Яблоко Богородичное,
Россия моя святая.
Прерывистое, мозаичное,
Звенящее в горле – Цветаева.
Грустно, не въехать, не выселиться.
Бездомность словарь меняет.
Глупо, когда на виселицу
Оплакивающий пеняет.
Облако Богородичное.
Павел ЕВСЮКОВ
Поэзия в России полтораста лет выполняла функцию экологическую. Человеку, применительно к истории, она и сегодня, когда поэтов больше, чем читателей, позволяет жить там, где нет возможности выжить.
Мать – Страсть – Русь, – эта автотриада составляет творческий модус Марины Цветаевой. Цветаева – явление чрезмерно, преувеличенно русское. Эта чрезмерность была такова, что даже Мандельштаму, Цветаеву любившему не только как коллегу, она показалась на каком-то этапе «лженародной». Цветаевский тип женщин Достоевский объяснял так: «…вся эта неестественность… до того обманывает природу, что в моменты сильнейшего грехопадения уживается с молитвами, молебнами, постами и проч.». Убеждённый европоцентрист, Мандельштам, конечно, понимал, что alter ego, тайная двойница Цветаевой – вовсе не декоративная Царь-девица и не высмотренная в толчее суриковского полотна Стрельчиха, но – очевидно – французская королева Мария-Антуанетта.

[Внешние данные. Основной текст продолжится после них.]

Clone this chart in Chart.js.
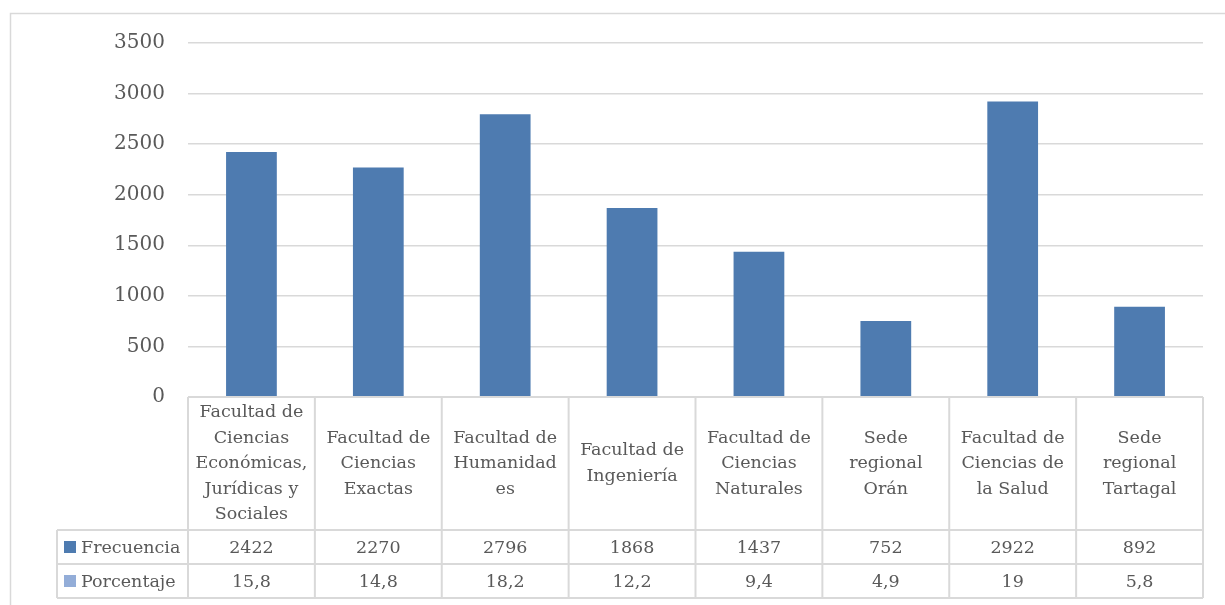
<!DOCTYPE html>
<html>
<head>
<meta charset="utf-8">
<script src="https://cdn.jsdelivr.net/npm/chart.js@4.4.1/dist/chart.umd.min.js"></script>
<style>
  html, body { margin: 0; padding: 0; background: #fff; }
  #wrap { width: 1225px; height: 605px; position: relative; }
</style>
</head>
<body>
<div id="wrap"><canvas id="grafico"></canvas></div>
<script>
// Datos
const facultades = [
  ["Facultad de", "Ciencias", "Económicas,", "Jurídicas y", "Sociales"],
  ["Facultad de", "Ciencias", "Exactas"],
  ["Facultad de", "Humanidad", "es"],
  ["Facultad de", "Ingeniería"],
  ["Facultad de", "Ciencias", "Naturales"],
  ["Sede", "regional", "Orán"],
  ["Facultad de", "Ciencias de", "la Salud"],
  ["Sede", "regional", "Tartagal"]
];
const frecuencia = [2422, 2270, 2796, 1868, 1437, 752, 2922, 892];
const porcentaje = ["15,8", "14,8", "18,2", "12,2", "9,4", "4,9", "19", "5,8"];
const ticksY = [0, 500, 1000, 1500, 2000, 2500, 3000, 3500];

const FUENTE = "'DejaVu Serif', 'Liberation Serif', serif";
const GRIS_TEXTO = "#595959";
const GRIS_LINEA = "#d9d9d9";

// marco exterior (solo bordes superior e izquierdo visibles)
const marco = {
  id: "marco",
  beforeDraw(chart) {
    const ctx = chart.ctx;
    ctx.save();
    ctx.strokeStyle = GRIS_LINEA;
    ctx.lineWidth = 1.5;
    ctx.beginPath();
    ctx.moveTo(10.5, chart.height);
    ctx.lineTo(10.5, 13.5);
    ctx.lineTo(chart.width, 13.5);
    ctx.stroke();
    ctx.restore();
  }
};

// tabla de datos debajo del eje
const tablaDatos = {
  id: "tablaDatos",
  afterDraw(chart) {
    const ctx = chart.ctx;
    const area = chart.chartArea;
    const x = chart.scales.x;
    const n = chart.data.labels.length;
    const media = (area.right - area.left) / n / 2;
    const top = area.bottom;
    const finCab = top + 133;
    const altoFila = 34;
    const fin = finCab + altoFila * 2;
    const izqLeyenda = 57;

    ctx.save();
    ctx.strokeStyle = GRIS_LINEA;
    ctx.lineWidth = 2;
    ctx.beginPath();
    ctx.moveTo(area.left, top); ctx.lineTo(area.right, top);
    [finCab, finCab + altoFila, fin].forEach(yy => {
      ctx.moveTo(izqLeyenda, yy); ctx.lineTo(area.right, yy);
    });
    ctx.moveTo(izqLeyenda, finCab); ctx.lineTo(izqLeyenda, fin);
    for (let i = 0; i <= n; i++) {
      const xx = i < n ? x.getPixelForValue(i) - media : x.getPixelForValue(n - 1) + media;
      ctx.moveTo(xx, top); ctx.lineTo(xx, fin);
    }
    ctx.stroke();

    ctx.fillStyle = GRIS_TEXTO;
    ctx.textAlign = "center";
    ctx.textBaseline = "middle";
    ctx.font = "17.5px " + FUENTE;
    const centroCab = (top + finCab) / 2;
    chart.data.labels.forEach((lineas, i) => {
      const cx = x.getPixelForValue(i);
      const y0 = centroCab - (lineas.length - 1) * 25.5 / 2;
      lineas.forEach((t, j) => ctx.fillText(t, cx, y0 + j * 25.5));
    });

    ctx.font = "17.5px " + FUENTE;
    chart.data.datasets.forEach((ds, f) => {
      const cy = finCab + altoFila * f + altoFila / 2;
      ds.tabla.forEach((v, i) => ctx.fillText(v, x.getPixelForValue(i), cy + 1));
      ctx.fillStyle = ds.backgroundColor;
      ctx.fillRect(64, cy - 6, 12, 12);
      ctx.fillStyle = GRIS_TEXTO;
      ctx.textAlign = "left";
      ctx.fillText(ds.label, 81, cy + 1);
      ctx.textAlign = "center";
    });
    ctx.restore();
  }
};

new Chart(document.getElementById("grafico"), {
  type: "bar",
  data: {
    labels: facultades,
    datasets: [
      {
        label: "Frecuencia",
        data: frecuencia,
        tabla: frecuencia.map(String),
        backgroundColor: "#4e7bb0",
        categoryPercentage: 1,
        barPercentage: 0.4
      },
      {
        label: "Porcentaje",
        data: porcentaje.map(v => parseFloat(v.replace(",", "."))),
        tabla: porcentaje,
        backgroundColor: "#93add8",
        hidden: true
      }
    ]
  },
  options: {
    responsive: true,
    maintainAspectRatio: false,
    animation: false,
    layout: { padding: { left: 0, right: 22, top: 43, bottom: 208 } },
    plugins: { legend: { display: false }, tooltip: { enabled: false } },
    scales: {
      x: { display: false },
      y: {
        min: 0,
        max: 3500,
        afterBuildTicks: s => { s.ticks = ticksY.map(v => ({ value: v })); },
        afterFit: s => { s.width = 188; },
        border: { display: false },
        grid: { color: GRIS_LINEA, lineWidth: 1.5, drawTicks: false },
        ticks: {
          color: GRIS_TEXTO,
          font: { family: FUENTE, size: 20 },
          padding: 23,
          callback: v => String(v)
        }
      }
    }
  },
  plugins: [marco, tablaDatos]
});
</script>
</body>
</html>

Иностранка, поначалу шокировавшая двор Людовика XVI, она отдала за Францию жизнь и стала одним из её символов. Королева мелькнула в полудетских стихах Цветаевой, чтобы наглухо быть заслонённой иными символами безмерности-чрезмерности, и тем глуше, чем больше мистических аналогий проявлялось в судьбе.
Но иноземные аналогии ничего не меняют по существу. Цветаева, «заносчивой пятою амазоньей» вставшая на коллективную грудь поверженных апологетов, была и остаётся одним из самых непрочитанных, эстетически закрытых русских поэтов. И короткая романсово-парикмахерская мода на её лирику, и высшие оценки из уст Иосифа Бродского, и обилие безграмотных изданий, – всё лишь усиливает, но ничуть не опровергает этой закрытости и непрочтённости.